Without Criteria / Prince of Networks
Steven Shaviro (MIT Press, Cambridge, 2009) / Graham Harman (Re.Press, Melbourne, 2009)
These are exciting times for philosophy. For a while now, there have been signs that the sterile face-off between Anglo-American analytic philosophy, which takes critical thinking as its method and science as its model, and continental philosophy, whose heroes, Martin Heidegger and Georg Wilhem Friedrich Hegel, are priestly advocates of intractable prose, is at last being surpassed.
Although they come to very different conclusions, philosopher Graham Harman and theorist Steven Shaviro are both part of this break-out. One of the many things that their two books share is a rejection of the idea – held in different ways by both analytic and continental philosophy – of an unbridgeable split between humans and the rest of the cosmos. Both Harman and Shaviro seek to escape from what Harman calls a ‘draughty human castle, from which all non-human objects are banished under penalty of being reduced to images’.
Shaviro’s book begins with a ‘philosophical fantasy’ of a ‘world in which Whitehead takes the place of Heidegger’. The British mathematician, logician and philosopher Alfred North Whitehead did not share Heidegger’s key question, ‘Why is there something rather than nothing?’ but instead asked, ‘How is it that there is also something new?’ In the new philosophical world that Shaviro imagines, Immanuel Kant figures as an antagonistic antecedent of Whitehead, while Gilles Deleuze becomes his most illustrious successor. Whitehead controversially rated beauty above truth, and some of the most provocative and valuable passages of Without Criteria are those in which Shaviro attempts to rehabilitate the concept of beauty, which has long been considered the poor relation of the Sublime.

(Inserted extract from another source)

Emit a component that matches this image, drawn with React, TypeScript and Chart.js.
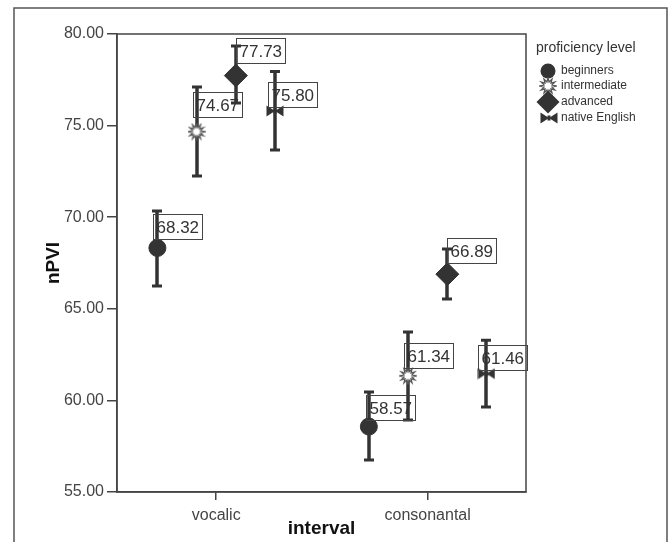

For Whitehead, Shaviro argues, there were subjects everywhere: the ‘subject may be human, but it also may be a dog, a tree, a mushroom, a grain of sand’. This kind of list also recurs frequently in Harman’s book, although not as subjects but objects. Bruno Latour’s ‘actor-network theory’ provides Harman with a route out of the cul-de-sac of continental theory. Instead of a solitary human being confronting an indifferent and unknowable world, Latour describes an infinity of ‘actors’, many of them nonhuman, some working together, some working against one other. In Latour’s The Pasteurization Of France (1988), for instance, ‘Pasteur’s motley allies include mighty politicians who grant him funding, pieces of glassy or metallic equipment, and even bacilli themselves.’
There is no better explicator of philosophers than Harman; after reading him, you find yourself eager to plunge into metaphysical speculations that previously might have seemed forbiddingly abstruse. But Prince of Networks is no mere secondary text, it is the most effective vehicle yet for articulating the ‘object-oriented philosophy’ Harman has been developing in dialogue with other ‘speculative realist’ thinkers such as Quentin Meillassoux and Ray Brassier. In their different ways, Shaviro and the speculative realists show that there are now philosophers who can be lucid without sacrificing literary style for dreary plain-speaking prose, and who can take science seriously without making philosophy its servant.